What were the emissions? Being a 1990 car it can go up to 3.5%CO and 1200ppm HC so anything below that should have passed.

On the air filter, there's likely a convoluted aluminium hose running all the way to the exhaust manifold, if it's still there and intact, disconnect it from the air filter. THere's meant to be a thermostatic flap valve inside the air filter intake but the 'stat fails so it pulls hot air from the exhaust enriching the mixture as a result. Also get the engine idling, remove the vacuum hose from the FPR (Fuel Pressure Regulator) and put your thumb over the open hose.

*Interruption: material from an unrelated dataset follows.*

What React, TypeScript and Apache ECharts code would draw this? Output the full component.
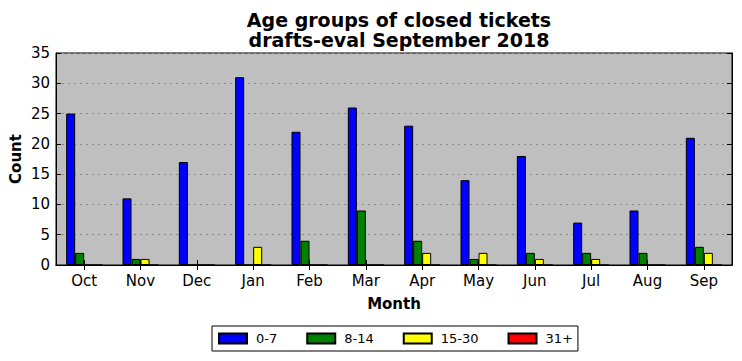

Observe the stub on the FPR to see if any fuel comes out, if it does you need a new FPR and that's the most likely cause of rich running, if it is indeed running rich - many of the 90-92 740s have emissions exemptions, worth asking the tester to check as it's more common than you might think!

It appears the 1992 740 with the B230F had higher limits than the usual for that year, nothing before that though so safe to assume that even with the cat on yours, it should be 3.5%CO and 1200ppm HC :



https://assets.publishing.service.go.../section-1.pdf

Link to the origin .gov document, you want Pg162 for yours.

Bulbs - remove then and check to make sure the filament is ok, if so rub the end contacts on your jeans to clean the, the side of the bulbs the same, clean the bulbholders and refit (note the staggered pins on the stop/tail bulbs, make sure you get it in the right way which should be easy, very hard if the wrong way!).

A small amount of welding and have a word with Luke aka 360beast about a battery clamp and bolt.

Front brakes, undo the bolts on the guide pins assuming you have the single piston sliding caliper and remove the guide pins, clean them with a wire brush and use silicone or copper grase to lube them. While they're out, remove each pad one at a time, clean the edges of the pads and where they sit in the caliper, again some copper grease on the edges where they contact the calipers (don't get any on the friction material! ) and that will probably fix them.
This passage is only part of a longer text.